Audit your digital footprint. Google yourself and your business. If the first thing that comes up is a weird Yelp review from 2019, respond to it. Clean up your LinkedIn profile. Ensure your "About" section aligns with the mission of the grant.
Draft your "Impact Statement." If you get $10,000, $25,000, or $50,000, what is the ripple effect? Does it allow you to hire a stay-at-home mom who needs flexible hours? Does it allow you to source eco-friendly materials? Find the "extra" value your business provides.
Get a second pair of eyes. Not your mom. Not your best friend who thinks everything you do is "amazing." Find a mentor or another founder who will tell you that your second paragraph is confusing or that your video lighting makes you look like you're in a basement.
Gather your documentation early. Have your EIN, your 2023 and 2024 tax returns (or at least your profit and loss statements), and your articles of incorporation ready in a single folder. When the window opens for the Fund Her Future Grant 2025, you want to be the person who hits "submit" while everyone else is scrambling to find their password for the IRS portal.
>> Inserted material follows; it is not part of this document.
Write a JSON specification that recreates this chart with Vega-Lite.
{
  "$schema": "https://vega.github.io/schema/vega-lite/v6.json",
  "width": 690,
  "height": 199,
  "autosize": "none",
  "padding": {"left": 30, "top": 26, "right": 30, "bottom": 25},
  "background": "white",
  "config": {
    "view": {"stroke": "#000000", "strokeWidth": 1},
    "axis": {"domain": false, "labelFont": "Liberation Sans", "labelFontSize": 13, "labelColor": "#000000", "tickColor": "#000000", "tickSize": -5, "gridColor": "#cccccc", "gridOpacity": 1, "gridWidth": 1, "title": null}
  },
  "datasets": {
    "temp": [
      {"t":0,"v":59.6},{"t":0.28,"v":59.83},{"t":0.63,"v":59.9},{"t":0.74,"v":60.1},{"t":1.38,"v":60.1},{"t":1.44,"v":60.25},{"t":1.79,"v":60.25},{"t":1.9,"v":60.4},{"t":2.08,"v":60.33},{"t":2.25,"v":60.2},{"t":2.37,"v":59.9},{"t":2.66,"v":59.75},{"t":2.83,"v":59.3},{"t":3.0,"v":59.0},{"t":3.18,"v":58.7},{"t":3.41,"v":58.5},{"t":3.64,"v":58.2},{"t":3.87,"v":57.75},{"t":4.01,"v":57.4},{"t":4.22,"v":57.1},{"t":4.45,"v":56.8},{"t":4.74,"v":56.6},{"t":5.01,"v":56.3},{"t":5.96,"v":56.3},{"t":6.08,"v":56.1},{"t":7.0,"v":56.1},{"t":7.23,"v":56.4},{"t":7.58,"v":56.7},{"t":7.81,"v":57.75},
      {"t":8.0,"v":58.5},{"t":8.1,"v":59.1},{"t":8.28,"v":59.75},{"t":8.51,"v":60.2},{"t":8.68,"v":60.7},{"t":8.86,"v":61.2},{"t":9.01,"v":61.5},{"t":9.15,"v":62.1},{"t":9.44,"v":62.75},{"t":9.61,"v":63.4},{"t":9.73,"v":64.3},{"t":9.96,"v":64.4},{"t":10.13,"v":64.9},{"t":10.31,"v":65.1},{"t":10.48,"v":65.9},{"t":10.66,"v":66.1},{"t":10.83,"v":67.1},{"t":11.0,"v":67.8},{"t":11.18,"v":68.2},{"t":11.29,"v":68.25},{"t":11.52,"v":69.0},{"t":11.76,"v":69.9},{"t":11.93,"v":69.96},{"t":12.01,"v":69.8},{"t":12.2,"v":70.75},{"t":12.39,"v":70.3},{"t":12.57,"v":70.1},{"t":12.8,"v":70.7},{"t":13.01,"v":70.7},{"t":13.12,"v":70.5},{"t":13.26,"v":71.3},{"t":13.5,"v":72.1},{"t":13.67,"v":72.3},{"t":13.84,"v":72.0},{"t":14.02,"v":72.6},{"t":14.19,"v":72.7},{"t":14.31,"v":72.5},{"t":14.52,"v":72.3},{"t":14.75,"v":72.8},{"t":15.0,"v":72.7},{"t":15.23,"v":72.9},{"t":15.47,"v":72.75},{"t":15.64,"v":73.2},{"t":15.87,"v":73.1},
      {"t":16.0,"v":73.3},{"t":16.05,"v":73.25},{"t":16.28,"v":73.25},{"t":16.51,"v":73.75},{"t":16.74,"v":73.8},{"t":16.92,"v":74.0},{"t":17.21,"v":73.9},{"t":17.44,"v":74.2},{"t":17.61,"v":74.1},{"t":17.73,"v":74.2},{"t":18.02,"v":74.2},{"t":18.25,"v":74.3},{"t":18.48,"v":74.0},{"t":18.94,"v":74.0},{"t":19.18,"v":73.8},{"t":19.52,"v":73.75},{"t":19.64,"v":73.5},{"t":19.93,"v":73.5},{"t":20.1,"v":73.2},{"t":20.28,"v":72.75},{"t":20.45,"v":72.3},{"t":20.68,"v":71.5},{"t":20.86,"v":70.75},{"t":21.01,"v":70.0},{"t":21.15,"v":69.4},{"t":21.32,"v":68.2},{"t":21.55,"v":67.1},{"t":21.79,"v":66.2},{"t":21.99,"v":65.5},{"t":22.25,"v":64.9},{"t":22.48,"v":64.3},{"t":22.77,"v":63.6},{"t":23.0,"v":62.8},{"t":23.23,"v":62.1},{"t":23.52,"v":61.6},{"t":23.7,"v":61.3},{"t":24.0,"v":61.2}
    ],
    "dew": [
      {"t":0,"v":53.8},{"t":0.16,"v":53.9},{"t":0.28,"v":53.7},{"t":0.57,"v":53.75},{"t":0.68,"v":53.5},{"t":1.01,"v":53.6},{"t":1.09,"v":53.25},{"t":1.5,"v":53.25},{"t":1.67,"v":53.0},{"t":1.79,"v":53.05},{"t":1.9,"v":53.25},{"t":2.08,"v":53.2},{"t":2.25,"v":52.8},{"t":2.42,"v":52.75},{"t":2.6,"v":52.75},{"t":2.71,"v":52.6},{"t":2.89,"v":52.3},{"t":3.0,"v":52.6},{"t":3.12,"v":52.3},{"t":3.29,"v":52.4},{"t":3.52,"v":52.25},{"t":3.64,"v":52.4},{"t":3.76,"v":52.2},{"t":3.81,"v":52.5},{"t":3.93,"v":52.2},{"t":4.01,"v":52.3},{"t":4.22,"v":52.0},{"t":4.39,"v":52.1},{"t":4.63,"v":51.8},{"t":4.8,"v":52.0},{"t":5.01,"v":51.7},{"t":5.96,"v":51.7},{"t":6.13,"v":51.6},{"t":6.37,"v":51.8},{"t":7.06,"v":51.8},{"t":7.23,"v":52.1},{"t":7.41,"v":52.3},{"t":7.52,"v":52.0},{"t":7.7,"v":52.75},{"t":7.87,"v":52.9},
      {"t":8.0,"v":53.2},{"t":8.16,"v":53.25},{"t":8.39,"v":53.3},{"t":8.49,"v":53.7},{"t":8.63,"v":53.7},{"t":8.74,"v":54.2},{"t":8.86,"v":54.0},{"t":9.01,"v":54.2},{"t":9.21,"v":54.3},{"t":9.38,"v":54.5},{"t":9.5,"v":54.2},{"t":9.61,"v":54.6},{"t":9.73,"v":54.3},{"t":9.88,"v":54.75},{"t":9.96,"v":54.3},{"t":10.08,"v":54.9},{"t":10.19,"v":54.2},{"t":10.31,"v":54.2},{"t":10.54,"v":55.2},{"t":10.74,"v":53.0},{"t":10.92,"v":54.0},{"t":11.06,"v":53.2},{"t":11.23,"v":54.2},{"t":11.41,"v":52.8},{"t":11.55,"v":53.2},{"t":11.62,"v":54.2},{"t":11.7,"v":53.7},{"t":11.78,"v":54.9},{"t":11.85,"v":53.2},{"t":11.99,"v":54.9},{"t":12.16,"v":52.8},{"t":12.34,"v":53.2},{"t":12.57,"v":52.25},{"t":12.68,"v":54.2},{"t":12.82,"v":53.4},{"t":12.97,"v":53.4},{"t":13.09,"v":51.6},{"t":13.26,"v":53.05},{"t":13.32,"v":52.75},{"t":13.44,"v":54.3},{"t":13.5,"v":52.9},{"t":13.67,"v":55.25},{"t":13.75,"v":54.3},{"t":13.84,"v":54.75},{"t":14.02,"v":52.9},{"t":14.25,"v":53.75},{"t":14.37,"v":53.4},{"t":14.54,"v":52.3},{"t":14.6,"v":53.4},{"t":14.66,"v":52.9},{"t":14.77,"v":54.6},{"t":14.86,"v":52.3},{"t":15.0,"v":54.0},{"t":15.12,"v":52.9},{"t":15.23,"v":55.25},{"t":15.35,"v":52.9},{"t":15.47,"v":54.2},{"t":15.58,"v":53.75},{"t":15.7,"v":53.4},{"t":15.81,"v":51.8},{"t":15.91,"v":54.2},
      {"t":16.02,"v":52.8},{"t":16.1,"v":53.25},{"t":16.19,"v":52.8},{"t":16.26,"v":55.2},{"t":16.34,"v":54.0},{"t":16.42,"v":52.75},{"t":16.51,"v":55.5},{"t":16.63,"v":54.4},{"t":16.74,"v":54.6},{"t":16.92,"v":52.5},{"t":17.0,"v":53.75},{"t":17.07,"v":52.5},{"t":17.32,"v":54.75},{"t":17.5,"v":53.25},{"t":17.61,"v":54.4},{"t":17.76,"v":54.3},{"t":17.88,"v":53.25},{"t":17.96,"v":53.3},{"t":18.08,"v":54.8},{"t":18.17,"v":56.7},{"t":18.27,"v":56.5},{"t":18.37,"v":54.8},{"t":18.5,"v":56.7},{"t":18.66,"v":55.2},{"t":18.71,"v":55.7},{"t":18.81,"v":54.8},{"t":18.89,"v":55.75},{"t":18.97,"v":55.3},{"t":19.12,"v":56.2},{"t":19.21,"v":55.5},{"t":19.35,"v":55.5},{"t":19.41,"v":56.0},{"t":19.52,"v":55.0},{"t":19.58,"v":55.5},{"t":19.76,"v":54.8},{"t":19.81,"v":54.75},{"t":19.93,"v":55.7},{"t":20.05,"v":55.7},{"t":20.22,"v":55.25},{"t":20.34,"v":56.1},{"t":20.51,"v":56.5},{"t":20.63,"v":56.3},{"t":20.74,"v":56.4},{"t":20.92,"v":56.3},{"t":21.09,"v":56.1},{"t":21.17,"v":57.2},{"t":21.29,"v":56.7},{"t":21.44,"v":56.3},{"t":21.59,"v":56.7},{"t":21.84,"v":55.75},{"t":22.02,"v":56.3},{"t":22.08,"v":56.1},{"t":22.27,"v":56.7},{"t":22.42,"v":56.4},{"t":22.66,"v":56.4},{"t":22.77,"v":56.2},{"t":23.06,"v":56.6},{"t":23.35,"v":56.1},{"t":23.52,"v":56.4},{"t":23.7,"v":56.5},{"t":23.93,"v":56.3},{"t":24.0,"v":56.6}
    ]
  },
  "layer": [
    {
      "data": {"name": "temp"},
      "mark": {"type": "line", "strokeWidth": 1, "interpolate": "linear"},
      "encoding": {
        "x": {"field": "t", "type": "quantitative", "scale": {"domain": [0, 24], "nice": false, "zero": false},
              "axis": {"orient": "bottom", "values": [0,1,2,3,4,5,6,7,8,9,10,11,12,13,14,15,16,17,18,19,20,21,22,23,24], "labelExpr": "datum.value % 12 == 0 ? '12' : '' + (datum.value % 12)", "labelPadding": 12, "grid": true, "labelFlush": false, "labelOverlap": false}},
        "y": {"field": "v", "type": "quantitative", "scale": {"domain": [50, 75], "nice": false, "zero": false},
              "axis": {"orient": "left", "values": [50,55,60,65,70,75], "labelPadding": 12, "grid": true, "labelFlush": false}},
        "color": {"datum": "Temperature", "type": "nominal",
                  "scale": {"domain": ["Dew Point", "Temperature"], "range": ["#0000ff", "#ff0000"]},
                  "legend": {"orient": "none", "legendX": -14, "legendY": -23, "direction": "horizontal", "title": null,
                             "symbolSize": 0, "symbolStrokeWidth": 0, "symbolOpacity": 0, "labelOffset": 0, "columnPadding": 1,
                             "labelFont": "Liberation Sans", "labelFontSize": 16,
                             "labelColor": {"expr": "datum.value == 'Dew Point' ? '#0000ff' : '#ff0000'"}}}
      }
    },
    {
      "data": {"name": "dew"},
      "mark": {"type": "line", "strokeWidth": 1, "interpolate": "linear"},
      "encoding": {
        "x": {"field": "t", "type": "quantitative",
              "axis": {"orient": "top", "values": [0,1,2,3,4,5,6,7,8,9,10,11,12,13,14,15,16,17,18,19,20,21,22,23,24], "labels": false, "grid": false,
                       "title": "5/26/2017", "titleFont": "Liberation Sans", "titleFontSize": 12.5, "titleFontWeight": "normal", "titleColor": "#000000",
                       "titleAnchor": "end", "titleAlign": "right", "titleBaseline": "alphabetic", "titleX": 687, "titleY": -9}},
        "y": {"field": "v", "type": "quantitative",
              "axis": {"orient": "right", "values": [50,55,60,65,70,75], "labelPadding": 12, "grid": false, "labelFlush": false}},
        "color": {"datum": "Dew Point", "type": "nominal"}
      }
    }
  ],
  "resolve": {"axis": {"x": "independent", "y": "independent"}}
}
The competition is going to be fierce. It always is. But most people will submit mediocre, half-baked applications. If you put in the work to be specific, data-driven, and genuinely prepared, you've already beaten 80% of the field. This isn't just about the money; it's about the discipline of looking at your business through the eyes of an investor. That exercise alone is worth the time, whether you win the check or not.
Focus on the "why" but prove the "how." That is how you actually win.